Salah satu contoh kepribadian narsistik dalam Alkitab adalah ibu yang anaknya meninggal dunia kemudian ingin merebut anak temannya. Oleh karena dirinya sendiri kehilangan anak, dia senang apabila temannya juga kehilangan anak. Kasus ini kemudian ditangani oleh raja Salomo (1 Raja-raja 3.16-27). Prinsip ibu yang narsis itu adalah, “kalau saya kehilangan anak, kamu juga harus kehilangan anak”. Paulus juga mengingatkan kita akan bahaya narsisme dalam suratnya kepada Timotius. Manusia akan mencintai dirinya sendiri, menjadi hamba uang, membual, menyombongkan diri, memfitnah, memberontak terhadap orangtua, tidak tahu berterima kasih, tidak mengasihi, tidak mau berdamai, suka bertengkar, suka menjelekkan orang lain, tidak dapat mengekang diri, berlagak tahu, menyenangi hawa nafsu (2 Timotius 3.1-5). Yakobus juga memperingatkan hal yang serupa, “jangan iri hati, mementingkan diri sendiri, memegahkan diri dan berdusta melawan kebenaran” (Yakobus 3:14-16). Paulus menegaskan, “pengetahuan membuat orang menjadi sombong” (1 Kor 8:1). Manusia narsis bagaikan manusia balon yang mengembang dan mengempis dan berwarna warni dilengkapi dengan berbagai bentuk yang menarik.

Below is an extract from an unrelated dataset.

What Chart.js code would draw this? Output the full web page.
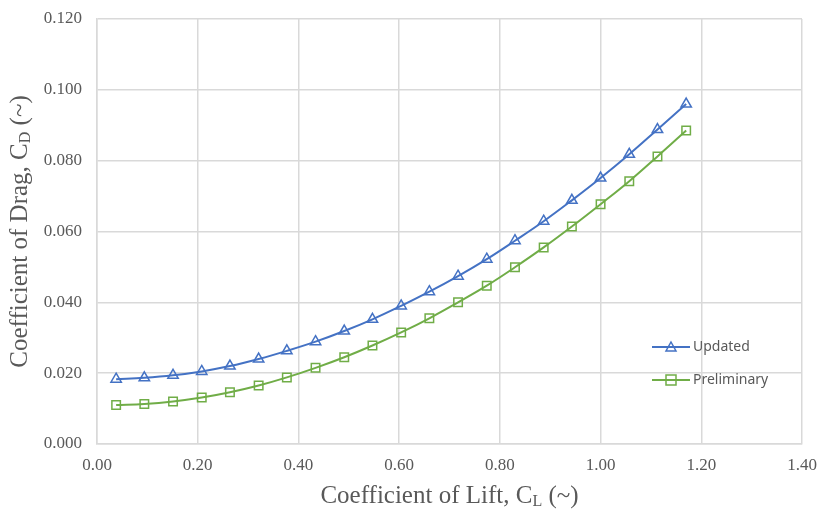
<!DOCTYPE html>
<html>
<head>
<meta charset="utf-8">
<script src="https://cdn.jsdelivr.net/npm/chart.js@4.4.1/dist/chart.umd.min.js"></script>
<style>
  html, body { margin: 0; padding: 0; background: #ffffff; }
  #wrap { width: 820px; height: 511px; }
</style>
</head>
<body>
<div id="wrap"><canvas id="dragPolar"></canvas></div>
<script>
// lift coefficient (x) for each test point
const liftCoeff = [0.038, 0.094, 0.151, 0.208, 0.264, 0.321, 0.377, 0.434, 0.491, 0.547,
                   0.604, 0.660, 0.717, 0.774, 0.830, 0.887, 0.943, 1.000, 1.057, 1.113, 1.170];
const dragUpdated = [0.0183, 0.0187, 0.0194, 0.0205, 0.0220, 0.0240, 0.0263, 0.0289, 0.0319, 0.0352,
                     0.0390, 0.0430, 0.0474, 0.0522, 0.0574, 0.0629, 0.0688, 0.0751, 0.0818, 0.0888, 0.0960];
const dragPrelim = [0.0110, 0.0113, 0.0120, 0.0131, 0.0146, 0.0165, 0.0188, 0.0215, 0.0245, 0.0278,
                    0.0315, 0.0355, 0.0400, 0.0447, 0.0499, 0.0555, 0.0614, 0.0677, 0.0742, 0.0812, 0.0885];
const seriesNames = ['Updated', 'Preliminary'];

const toPts = (ys) => ys.map((y, i) => ({ x: liftCoeff[i], y: y }));

const serif = '"Liberation Serif", "DejaVu Serif", serif';
const gridColor = '#d9d9d9';
const textColor = '#595959';

// axis titles with subscripts + legend inside the plot
const annotate = {
    id: 'annotate',
    afterDraw(chart) {
        const ctx = chart.ctx;
        const a = chart.chartArea;
        ctx.save();
        ctx.fillStyle = textColor;

        function subTitle(pre, sub, post) {
            ctx.font = '25px ' + serif;
            const w1 = ctx.measureText(pre).width;
            ctx.font = '16px ' + serif;
            const w2 = ctx.measureText(sub).width;
            ctx.font = '25px ' + serif;
            const w3 = ctx.measureText(post).width;
            const total = w1 + w2 + w3;
            let x = -total / 2;
            ctx.textBaseline = 'middle';
            ctx.textAlign = 'left';
            ctx.fillText(pre, x, 0);
            x += w1;
            ctx.font = '16px ' + serif;
            ctx.fillText(sub, x, 6);
            x += w2;
            ctx.font = '25px ' + serif;
            ctx.fillText(post, x, 0);
        }

        // x title
        ctx.save();
        ctx.translate((a.left + a.right) / 2, 496);
        subTitle('Coefficient of Lift, C', 'L', ' (~)');
        ctx.restore();

        // y title
        ctx.save();
        ctx.translate(20, (a.top + a.bottom) / 2);
        ctx.rotate(-Math.PI / 2);
        subTitle('Coefficient of Drag, C', 'D', ' (~)');
        ctx.restore();

        // legend
        const items = chart.data.datasets;
        ctx.font = '14px "Noto Sans", "Liberation Sans", sans-serif';
        ctx.textAlign = 'left';
        ctx.textBaseline = 'middle';
        items.forEach((ds, i) => {
            const ly = 347 + i * 33;
            const lx = 652;
            ctx.strokeStyle = ds.borderColor;
            ctx.lineWidth = 2;
            ctx.beginPath();
            ctx.moveTo(lx, ly);
            ctx.lineTo(lx + 38, ly);
            ctx.stroke();
            ctx.lineWidth = 1.5;
            if (ds.pointStyle === 'triangle') {
                ctx.beginPath();
                ctx.moveTo(lx + 19, ly - 5);
                ctx.lineTo(lx + 24, ly + 4);
                ctx.lineTo(lx + 14, ly + 4);
                ctx.closePath();
                ctx.stroke();
            } else {
                ctx.strokeRect(lx + 14, ly - 5, 10, 10);
            }
            ctx.fillStyle = textColor;
            ctx.fillText(ds.label, lx + 41, ly);
        });
        ctx.restore();
    }
};

new Chart(document.getElementById('dragPolar'), {
    type: 'line',
    data: {
        datasets: [
            {
                label: seriesNames[0],
                data: toPts(dragUpdated),
                borderColor: '#4472c4',
                backgroundColor: 'rgba(255,255,255,0)',
                borderWidth: 2,
                pointStyle: 'triangle',
                pointRadius: 6,
                pointBorderWidth: 1.5,
                pointBackgroundColor: 'rgba(255,255,255,0)',
                pointBorderColor: '#4472c4',
                tension: 0.4,
                fill: false
            },
            {
                label: seriesNames[1],
                data: toPts(dragPrelim),
                borderColor: '#70ad47',
                backgroundColor: 'rgba(255,255,255,0)',
                borderWidth: 2,
                pointStyle: 'rect',
                pointRadius: 6,
                pointBorderWidth: 1.5,
                pointBackgroundColor: 'rgba(255,255,255,0)',
                pointBorderColor: '#70ad47',
                tension: 0.4,
                fill: false
            }
        ]
    },
    options: {
        responsive: true,
        maintainAspectRatio: false,
        animation: false,
        layout: { padding: { top: 19, right: 18, left: 0, bottom: 0 } },
        plugins: {
            legend: { display: false },
            tooltip: { enabled: false }
        },
        scales: {
            x: {
                type: 'linear',
                min: 0,
                max: 1.4,
                afterFit: (s) => { s.height = 67; s.paddingLeft = 0; s.paddingRight = 0; },
                grid: { color: gridColor, lineWidth: 1.5, drawTicks: false },
                border: { color: gridColor, width: 1.5 },
                ticks: {
                    stepSize: 0.2,
                    padding: 11,
                    color: textColor,
                    font: { family: serif, size: 17 },
                    callback: (v) => v.toFixed(2)
                }
            },
            y: {
                min: 0,
                max: 0.12,
                afterFit: (s) => { s.width = 97; s.paddingTop = 0; s.paddingBottom = 0; },
                grid: { color: gridColor, lineWidth: 1.5, drawTicks: false },
                border: { color: gridColor, width: 1.5 },
                ticks: {
                    stepSize: 0.02,
                    padding: 15,
                    color: textColor,
                    font: { family: serif, size: 17 },
                    callback: (v) => v.toFixed(3)
                }
            }
        }
    },
    plugins: [annotate]
});
</script>
</body>
</html>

Orang yang narsis selalu berpindah dalam 2 poros yakni “apakah saya mantap?” dan “apakah saya parah?” Orang yang narsis selalu mengenakan slogan “Aku istimewa!” Keistimewaan orang narsis berfondasikan atas dasar apa yang mereka miliki, apa yang telah mereka capai dan apa yang tampilkan. Keistimewaan yang tidak istimewa terus diciptakan untuk mengisi perasaan yang hampa. Teman-teman merayakan ulangtahun di KFC, maka agar lebih istimewa saya merayakan di McDonald. Teman-teman merayakan ulangtahun di McDonald, saya tidak mau sama dengan mereka, saya ingin lebih istimewa, saya mau merayakan di Pizza Hut dengan karpet merah. Pada prinsipnya tidak jauh berbeda, substansi tetap saja sama. Inilah yang disebut dengan keistimewaan yang tidak istimewa. Keistimewaan yang sebenarnya adalah “Anda tiada duanya” dan “Anda dicintai TUHAN” dan bukan pada apa yang Anda miliki atau apa yang telah Anda capai. Menjadi “yang terutama” dijadikan sebagai target dan “yang terakhir” dipandang sebagai kegagalan yang memalukan. Akan tetapi Yesus mengatakan, “Tetapi banyak orang yang terdahulu akan menjadi yang terakhir, dan yang terakhir akan menjadi yang terdahulu” (Matius 19.30).